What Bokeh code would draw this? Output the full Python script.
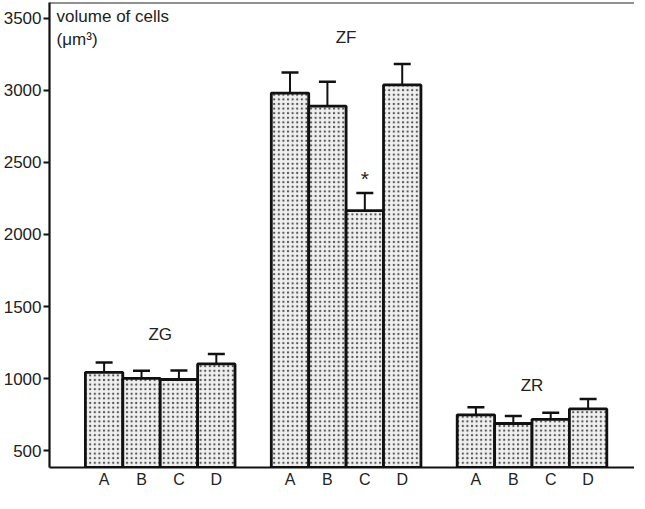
from bokeh.plotting import figure
from bokeh.models import (Range1d, FixedTicker, Label, ColumnDataSource,
                          Whisker, TeeHead, Span)
from bokeh.embed import file_html
from bokeh.resources import INLINE

zones = ["ZG", "ZF", "ZR"]
groups = ["A", "B", "C", "D"]
zg_mean = [1045, 1003, 995, 1103]
zg_err = [68, 52, 62, 68]
zf_mean = [2980, 2890, 2165, 3037]
zf_err = [142, 168, 122, 145]
zr_mean = [750, 690, 719, 791]
zr_err = [53, 52, 45, 68]
y_ticks = [500, 1000, 1500, 2000, 2500, 3000, 3500]
y_label_1 = "volume of cells"
y_label_2 = "(\u03bcm\u00b3)"
significant = [("ZF", "C")]

means = [zg_mean, zf_mean, zr_mean]
errs = [zg_err, zf_err, zr_err]

xs, tops, uppers, labels = [], [], [], []
for zi, z in enumerate(zones):
    for gi, g in enumerate(groups):
        xs.append(zi * 4.97 + 1.46 + gi)
        tops.append(means[zi][gi])
        uppers.append(means[zi][gi] + errs[zi][gi])
        labels.append(g)

src = ColumnDataSource(dict(x=xs, top=tops, upper=uppers))

FONT = "Liberation Sans"
TXT = "#222222"
FS = "17px"
Y_MIN, Y_MAX = 385, 3608

p = figure(width=634, height=490, output_backend="svg",
           toolbar_location=None, outline_line_color=None,
           x_range=Range1d(0, 15.64), y_range=Range1d(Y_MIN, Y_MAX),
           min_border_left=49, min_border_top=2, min_border_right=0,
           min_border_bottom=0)
p.xgrid.visible = False
p.ygrid.visible = False
p.background_fill_color = "white"

p.vbar(x="x", top="top", bottom=0, width=1.0, source=src,
       fill_color="#f0f0f0", line_color="#111111", line_width=2.8,
       hatch_pattern="dot", hatch_scale=4.6, hatch_weight=1.6,
       hatch_color="#555555")

w = Whisker(source=src, base="x", lower="top", upper="upper",
            line_color="#111111", line_width=2,
            upper_head=TeeHead(size=17, line_color="#111111", line_width=2.5),
            lower_head=None, level="glyph")
p.add_layout(w)

p.add_layout(Span(location=Y_MAX, dimension="width", line_color="#222222",
                  line_width=2.2))

# axes
yax = p.yaxis[0]
yax.ticker = FixedTicker(ticks=y_ticks)
yax.minor_tick_line_color = None
yax.minor_tick_out = 0
yax.minor_tick_in = 0
yax.major_tick_in = 0
yax.major_tick_out = 6
yax.major_tick_line_width = 2
yax.axis_line_width = 2.2
yax.axis_line_color = "#111111"
yax.major_tick_line_color = "#111111"
yax.major_label_text_font = FONT
yax.major_label_text_font_size = FS
yax.major_label_text_color = TXT
yax.major_label_standoff = 2

xax = p.xaxis[0]
xax.ticker = FixedTicker(ticks=xs)
xax.major_label_overrides = {x: l for x, l in zip(xs, labels)}
xax.major_tick_line_color = None
xax.minor_tick_line_color = None
xax.major_tick_in = 0
xax.major_tick_out = 0
xax.minor_tick_in = 0
xax.minor_tick_out = 0
xax.axis_label_standoff = 0
xax.axis_line_width = 2.2
xax.axis_line_color = "#111111"
xax.major_label_text_font = FONT
xax.major_label_text_font_size = "16px"
xax.major_label_text_color = TXT
xax.major_label_standoff = 3

# annotations
p.add_layout(Label(x=0.19, y=3578, text=y_label_1, text_font=FONT,
                   text_font_size=FS, text_color=TXT, text_baseline="top"))
p.add_layout(Label(x=0.19, y=3420, text=y_label_2, text_font=FONT,
                   text_font_size=FS, text_color=TXT, text_baseline="top"))

zone_label_y = {"ZG": 1306, "ZF": 3364, "ZR": 954}
for zi, z in enumerate(zones):
    cx = zi * 4.97 + 1.46 + 1.5
    p.add_layout(Label(x=cx, y=zone_label_y[z], text=z, text_font=FONT,
                       text_font_size=FS, text_color=TXT,
                       text_align="center", text_baseline="middle"))

for z, g in significant:
    zi = zones.index(z)
    gi = groups.index(g)
    idx = zi * 4 + gi
    p.add_layout(Label(x=xs[idx], y=uppers[idx] + 20, text="*", text_font=FONT,
                       text_font_size="21px", text_color=TXT,
                       text_align="center", text_baseline="bottom"))

open("out.html", "w").write(file_html(p, INLINE))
---*---
_What is being asked_:
Copy out every line of the material above exactly, skipping the pictures.

_Full answer_:
What Bokeh code would draw this? Output the full Python script.
from bokeh.plotting import figure
from bokeh.models import (Range1d, FixedTicker, Label, ColumnDataSource,
                          Whisker, TeeHead, Span)
from bokeh.embed import file_html
from bokeh.resources import INLINE

zones = ["ZG", "ZF", "ZR"]
groups = ["A", "B", "C", "D"]
zg_mean = [1045, 1003, 995, 1103]
zg_err = [68, 52, 62, 68]
zf_mean = [2980, 2890, 2165, 3037]
zf_err = [142, 168, 122, 145]
zr_mean = [750, 690, 719, 791]
zr_err = [53, 52, 45, 68]
y_ticks = [500, 1000, 1500, 2000, 2500, 3000, 3500]
y_label_1 = "volume of cells"
y_label_2 = "(\u03bcm\u00b3)"
significant = [("ZF", "C")]

means = [zg_mean, zf_mean, zr_mean]
errs = [zg_err, zf_err, zr_err]

xs, tops, uppers, labels = [], [], [], []
for zi, z in enumerate(zones):
    for gi, g in enumerate(groups):
        xs.append(zi * 4.97 + 1.46 + gi)
        tops.append(means[zi][gi])
        uppers.append(means[zi][gi] + errs[zi][gi])
        labels.append(g)

src = ColumnDataSource(dict(x=xs, top=tops, upper=uppers))

FONT = "Liberation Sans"
TXT = "#222222"
FS = "17px"
Y_MIN, Y_MAX = 385, 3608

p = figure(width=634, height=490, output_backend="svg",
           toolbar_location=None, outline_line_color=None,
           x_range=Range1d(0, 15.64), y_range=Range1d(Y_MIN, Y_MAX),
           min_border_left=49, min_border_top=2, min_border_right=0,
           min_border_bottom=0)
p.xgrid.visible = False
p.ygrid.visible = False
p.background_fill_color = "white"

p.vbar(x="x", top="top", bottom=0, width=1.0, source=src,
       fill_color="#f0f0f0", line_color="#111111", line_width=2.8,
       hatch_pattern="dot", hatch_scale=4.6, hatch_weight=1.6,
       hatch_color="#555555")

w = Whisker(source=src, base="x", lower="top", upper="upper",
            line_color="#111111", line_width=2,
            upper_head=TeeHead(size=17, line_color="#111111", line_width=2.5),
            lower_head=None, level="glyph")
p.add_layout(w)

p.add_layout(Span(location=Y_MAX, dimension="width", line_color="#222222",
                  line_width=2.2))

# axes
yax = p.yaxis[0]
yax.ticker = FixedTicker(ticks=y_ticks)
yax.minor_tick_line_color = None
yax.minor_tick_out = 0
yax.minor_tick_in = 0
yax.major_tick_in = 0
yax.major_tick_out = 6
yax.major_tick_line_width = 2
yax.axis_line_width = 2.2
yax.axis_line_color = "#111111"
yax.major_tick_line_color = "#111111"
yax.major_label_text_font = FONT
yax.major_label_text_font_size = FS
yax.major_label_text_color = TXT
yax.major_label_standoff = 2

xax = p.xaxis[0]
xax.ticker = FixedTicker(ticks=xs)
xax.major_label_overrides = {x: l for x, l in zip(xs, labels)}
xax.major_tick_line_color = None
xax.minor_tick_line_color = None
xax.major_tick_in = 0
xax.major_tick_out = 0
xax.minor_tick_in = 0
xax.minor_tick_out = 0
xax.axis_label_standoff = 0
xax.axis_line_width = 2.2
xax.axis_line_color = "#111111"
xax.major_label_text_font = FONT
xax.major_label_text_font_size = "16px"
xax.major_label_text_color = TXT
xax.major_label_standoff = 3

# annotations
p.add_layout(Label(x=0.19, y=3578, text=y_label_1, text_font=FONT,
                   text_font_size=FS, text_color=TXT, text_baseline="top"))
p.add_layout(Label(x=0.19, y=3420, text=y_label_2, text_font=FONT,
                   text_font_size=FS, text_color=TXT, text_baseline="top"))

zone_label_y = {"ZG": 1306, "ZF": 3364, "ZR": 954}
for zi, z in enumerate(zones):
    cx = zi * 4.97 + 1.46 + 1.5
    p.add_layout(Label(x=cx, y=zone_label_y[z], text=z, text_font=FONT,
                       text_font_size=FS, text_color=TXT,
                       text_align="center", text_baseline="middle"))

for z, g in significant:
    zi = zones.index(z)
    gi = groups.index(g)
    idx = zi * 4 + gi
    p.add_layout(Label(x=xs[idx], y=uppers[idx] + 20, text="*", text_font=FONT,
                       text_font_size="21px", text_color=TXT,
                       text_align="center", text_baseline="bottom"))

open("out.html", "w").write(file_html(p, INLINE))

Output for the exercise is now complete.